## Given instruction:
Retype the whole listing, please, keeping every line exact and dropping the pictures.

▬▬▬▬▬▬▬▬▬▬

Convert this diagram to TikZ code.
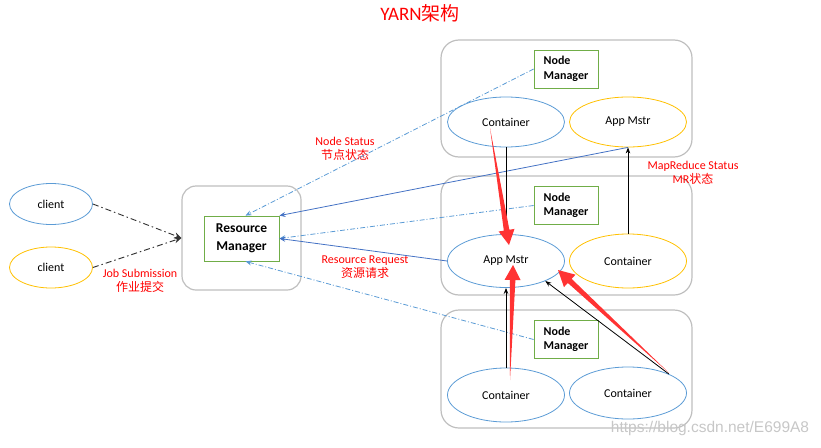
\documentclass[tikz,border=0pt]{standalone}
\usepackage{amsmath}
\usepackage{tikz}
\usepackage{xcolor}
\usepackage{fontspec}
\setmainfont{Carlito}
\newfontfamily\cjk{Noto Sans CJK SC}
\newfontfamily\wmfont{Liberation Sans}
\usetikzlibrary{arrows.meta,calc,shapes.geometric}
\definecolor{boxgray}{HTML}{BFBFBF}
\definecolor{ellblue}{HTML}{5B9BD5}
\definecolor{ellyellow}{HTML}{FFC000}
\definecolor{nmgreen}{HTML}{70AD47}
\definecolor{lineblue}{HTML}{4472C4}
\definecolor{labred}{HTML}{FF0000}
\definecolor{arrred}{HTML}{FF3333}

\begin{document}
\begin{tikzpicture}[x=1pt,y=-1pt]
\tikzstyle{every node}+=[inner sep=0pt, font=\fontsize{12}{14.4}\selectfont]
\tikzstyle{host}=[draw=boxgray, line width=1.2pt, rounded corners=18pt, minimum width=251pt]
\tikzstyle{nmbox}=[draw=nmgreen, line width=0.8pt, minimum width=64pt, minimum height=38pt, align=left, font=\fontsize{12}{14.4}\selectfont\bfseries]
\tikzstyle{proc}=[ellipse, draw=ellblue, line width=0.8pt, minimum width=117pt, minimum height=50pt]
\tikzstyle{redlab}=[text=labred, align=center]
\tikzstyle{jobline}=[draw=black!80, line width=0.9pt, dash pattern=on 6pt off 3pt on 1.5pt off 3pt, -{Stealth[length=7pt,width=6pt]}]
\tikzstyle{statusline}=[draw=ellblue, line width=0.8pt, dash pattern=on 5pt off 2pt on 1pt off 2pt, -{Stealth[length=6pt,width=5pt]}]
\tikzstyle{reqline}=[draw=lineblue, line width=0.8pt, -{Stealth[length=6pt,width=5pt]}]
\tikzstyle{blackarr}=[draw=black, line width=0.8pt, -{Stealth[length=6pt,width=4.5pt]}]
\useasboundingbox (0,0) rectangle (821,447);
\node (title) at (420,13.5) {\fontsize{19}{21}\selectfont\color{labred}YARN{\cjk 架构}};
\node[host, minimum height=117pt] (hostT) at (566.5,98.5) {};
\node[host, minimum height=119pt] (hostM) at (566.5,235.5) {};
\node[host, minimum height=118pt] (hostB) at (566.5,369) {};
\node[draw=boxgray, line width=1.2pt, rounded corners=14pt, minimum width=119pt, minimum height=104pt] (rmout) at (241.5,238) {};
\node[draw=nmgreen, line width=0.8pt, minimum width=75pt, minimum height=45pt, align=center, font=\fontsize{13.5}{17.5}\selectfont\bfseries] (rm) at (241.5,238.5) {Resource\\Manager};
\node[nmbox] (nmT) at (566,69) {Node\\Manager};
\node[nmbox] (nmM) at (566,205.5) {Node\\Manager};
\node[nmbox] (nmB) at (566,339.5) {Node\\Manager};
\node[proc] (conT) at (506,122) {Container};
\node[proc, draw=ellyellow] (amT) at (628,122) {App Mstr};
\node[proc, minimum height=53pt] (amM) at (506,261) {App Mstr};
\node[proc, draw=ellyellow, minimum height=54pt] (conM) at (628,261) {Container};
\node[proc, minimum height=54pt] (conBL) at (506,395) {Container};
\node[proc, minimum height=52pt] (conBR) at (628,393) {Container};
\node[ellipse, draw=ellblue, line width=0.8pt, minimum width=83pt, minimum height=41pt] (cl1) at (51,204) {client};
\node[ellipse, draw=ellyellow, line width=0.8pt, minimum width=83pt, minimum height=41pt] (cl2) at (51,267.5) {client};
\node[redlab] (joblab) at (140,281) {Job Submission\\{\cjk 作业提交}};
\node[redlab] (nslab) at (345,149) {Node Status\\{\cjk 节点状态}};
\node[redlab] (rqlab) at (365,267) {Resource Request\\{\cjk 资源请求}};
\node[redlab] (mrlab) at (693,173) {MapReduce Status\\MR{\cjk 状态}};
\draw[jobline] (cl1.east) -- (rmout.west);
\draw[jobline] (cl2.east) -- (rmout.west);
\draw[statusline] (nmT.west) -- ([xshift=4pt]rm.north);
\draw[reqline] (amT.south) -- (rm.north east);
\draw[statusline] (nmM.west) -- (rm.east);
\draw[reqline] (amM.west) -- (rm.east);
\draw[statusline] (nmB.west) -- ([xshift=4pt]rm.south);
\draw[black, line width=0.8pt] (conT.south) -- (amM.north);
\draw[blackarr] (conM.north) -- (amT.south);
\draw[blackarr] (conBL.north) -- (amM.south);
\draw[blackarr] (conBR.25) -- (amM.-27);
\coordinate (r1a) at ([shift={(-16,6)}]conT.center);
\coordinate (r1b) at ([shift={(3,-16)}]amM.center);
\coordinate (r1h) at ($(r1b)!15pt!(r1a)$);
\fill[arrred] (r1a) -- ($(r1h)!2.8pt!90:(r1b)$) -- ($(r1h)!8pt!90:(r1b)$) -- (r1b) -- ($(r1h)!8pt!-90:(r1b)$) -- ($(r1h)!2.8pt!-90:(r1b)$) -- cycle;
\coordinate (r2a) at ([shift={(4,-15)}]conBL.center);
\coordinate (r2b) at ([shift={(7,4)}]amM.center);
\coordinate (r2h) at ($(r2b)!15pt!(r2a)$);
\fill[arrred] (r2a) -- ($(r2h)!2.8pt!90:(r2b)$) -- ($(r2h)!8pt!90:(r2b)$) -- (r2b) -- ($(r2h)!8pt!-90:(r2b)$) -- ($(r2h)!2.8pt!-90:(r2b)$) -- cycle;
\coordinate (r3a) at ([shift={(41,-20)}]conBR.center);
\coordinate (r3b) at ([shift={(52,9)}]amM.center);
\coordinate (r3h) at ($(r3b)!16pt!(r3a)$);
\fill[arrred] (r3a) -- ($(r3h)!2.8pt!90:(r3b)$) -- ($(r3h)!8.5pt!90:(r3b)$) -- (r3b) -- ($(r3h)!8.5pt!-90:(r3b)$) -- ($(r3h)!2.8pt!-90:(r3b)$) -- cycle;
\node[text=black!22, font=\wmfont\fontsize{15.5}{18}\selectfont] (wmark) at (710,428) {https://blog.csdn.net/E699A8};
\end{tikzpicture}
\end{document}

▬▬▬▬▬▬▬▬▬▬

## Written response:
Convert this diagram to TikZ code.
\documentclass[tikz,border=0pt]{standalone}
\usepackage{amsmath}
\usepackage{tikz}
\usepackage{xcolor}
\usepackage{fontspec}
\setmainfont{Carlito}
\newfontfamily\cjk{Noto Sans CJK SC}
\newfontfamily\wmfont{Liberation Sans}
\usetikzlibrary{arrows.meta,calc,shapes.geometric}
\definecolor{boxgray}{HTML}{BFBFBF}
\definecolor{ellblue}{HTML}{5B9BD5}
\definecolor{ellyellow}{HTML}{FFC000}
\definecolor{nmgreen}{HTML}{70AD47}
\definecolor{lineblue}{HTML}{4472C4}
\definecolor{labred}{HTML}{FF0000}
\definecolor{arrred}{HTML}{FF3333}

\begin{document}
\begin{tikzpicture}[x=1pt,y=-1pt]
\tikzstyle{every node}+=[inner sep=0pt, font=\fontsize{12}{14.4}\selectfont]
\tikzstyle{host}=[draw=boxgray, line width=1.2pt, rounded corners=18pt, minimum width=251pt]
\tikzstyle{nmbox}=[draw=nmgreen, line width=0.8pt, minimum width=64pt, minimum height=38pt, align=left, font=\fontsize{12}{14.4}\selectfont\bfseries]
\tikzstyle{proc}=[ellipse, draw=ellblue, line width=0.8pt, minimum width=117pt, minimum height=50pt]
\tikzstyle{redlab}=[text=labred, align=center]
\tikzstyle{jobline}=[draw=black!80, line width=0.9pt, dash pattern=on 6pt off 3pt on 1.5pt off 3pt, -{Stealth[length=7pt,width=6pt]}]
\tikzstyle{statusline}=[draw=ellblue, line width=0.8pt, dash pattern=on 5pt off 2pt on 1pt off 2pt, -{Stealth[length=6pt,width=5pt]}]
\tikzstyle{reqline}=[draw=lineblue, line width=0.8pt, -{Stealth[length=6pt,width=5pt]}]
\tikzstyle{blackarr}=[draw=black, line width=0.8pt, -{Stealth[length=6pt,width=4.5pt]}]
\useasboundingbox (0,0) rectangle (821,447);
\node (title) at (420,13.5) {\fontsize{19}{21}\selectfont\color{labred}YARN{\cjk 架构}};
\node[host, minimum height=117pt] (hostT) at (566.5,98.5) {};
\node[host, minimum height=119pt] (hostM) at (566.5,235.5) {};
\node[host, minimum height=118pt] (hostB) at (566.5,369) {};
\node[draw=boxgray, line width=1.2pt, rounded corners=14pt, minimum width=119pt, minimum height=104pt] (rmout) at (241.5,238) {};
\node[draw=nmgreen, line width=0.8pt, minimum width=75pt, minimum height=45pt, align=center, font=\fontsize{13.5}{17.5}\selectfont\bfseries] (rm) at (241.5,238.5) {Resource\\Manager};
\node[nmbox] (nmT) at (566,69) {Node\\Manager};
\node[nmbox] (nmM) at (566,205.5) {Node\\Manager};
\node[nmbox] (nmB) at (566,339.5) {Node\\Manager};
\node[proc] (conT) at (506,122) {Container};
\node[proc, draw=ellyellow] (amT) at (628,122) {App Mstr};
\node[proc, minimum height=53pt] (amM) at (506,261) {App Mstr};
\node[proc, draw=ellyellow, minimum height=54pt] (conM) at (628,261) {Container};
\node[proc, minimum height=54pt] (conBL) at (506,395) {Container};
\node[proc, minimum height=52pt] (conBR) at (628,393) {Container};
\node[ellipse, draw=ellblue, line width=0.8pt, minimum width=83pt, minimum height=41pt] (cl1) at (51,204) {client};
\node[ellipse, draw=ellyellow, line width=0.8pt, minimum width=83pt, minimum height=41pt] (cl2) at (51,267.5) {client};
\node[redlab] (joblab) at (140,281) {Job Submission\\{\cjk 作业提交}};
\node[redlab] (nslab) at (345,149) {Node Status\\{\cjk 节点状态}};
\node[redlab] (rqlab) at (365,267) {Resource Request\\{\cjk 资源请求}};
\node[redlab] (mrlab) at (693,173) {MapReduce Status\\MR{\cjk 状态}};
\draw[jobline] (cl1.east) -- (rmout.west);
\draw[jobline] (cl2.east) -- (rmout.west);
\draw[statusline] (nmT.west) -- ([xshift=4pt]rm.north);
\draw[reqline] (amT.south) -- (rm.north east);
\draw[statusline] (nmM.west) -- (rm.east);
\draw[reqline] (amM.west) -- (rm.east);
\draw[statusline] (nmB.west) -- ([xshift=4pt]rm.south);
\draw[black, line width=0.8pt] (conT.south) -- (amM.north);
\draw[blackarr] (conM.north) -- (amT.south);
\draw[blackarr] (conBL.north) -- (amM.south);
\draw[blackarr] (conBR.25) -- (amM.-27);
\coordinate (r1a) at ([shift={(-16,6)}]conT.center);
\coordinate (r1b) at ([shift={(3,-16)}]amM.center);
\coordinate (r1h) at ($(r1b)!15pt!(r1a)$);
\fill[arrred] (r1a) -- ($(r1h)!2.8pt!90:(r1b)$) -- ($(r1h)!8pt!90:(r1b)$) -- (r1b) -- ($(r1h)!8pt!-90:(r1b)$) -- ($(r1h)!2.8pt!-90:(r1b)$) -- cycle;
\coordinate (r2a) at ([shift={(4,-15)}]conBL.center);
\coordinate (r2b) at ([shift={(7,4)}]amM.center);
\coordinate (r2h) at ($(r2b)!15pt!(r2a)$);
\fill[arrred] (r2a) -- ($(r2h)!2.8pt!90:(r2b)$) -- ($(r2h)!8pt!90:(r2b)$) -- (r2b) -- ($(r2h)!8pt!-90:(r2b)$) -- ($(r2h)!2.8pt!-90:(r2b)$) -- cycle;
\coordinate (r3a) at ([shift={(41,-20)}]conBR.center);
\coordinate (r3b) at ([shift={(52,9)}]amM.center);
\coordinate (r3h) at ($(r3b)!16pt!(r3a)$);
\fill[arrred] (r3a) -- ($(r3h)!2.8pt!90:(r3b)$) -- ($(r3h)!8.5pt!90:(r3b)$) -- (r3b) -- ($(r3h)!8.5pt!-90:(r3b)$) -- ($(r3h)!2.8pt!-90:(r3b)$) -- cycle;
\node[text=black!22, font=\wmfont\fontsize{15.5}{18}\selectfont] (wmark) at (710,428) {https://blog.csdn.net/E699A8};
\end{tikzpicture}
\end{document}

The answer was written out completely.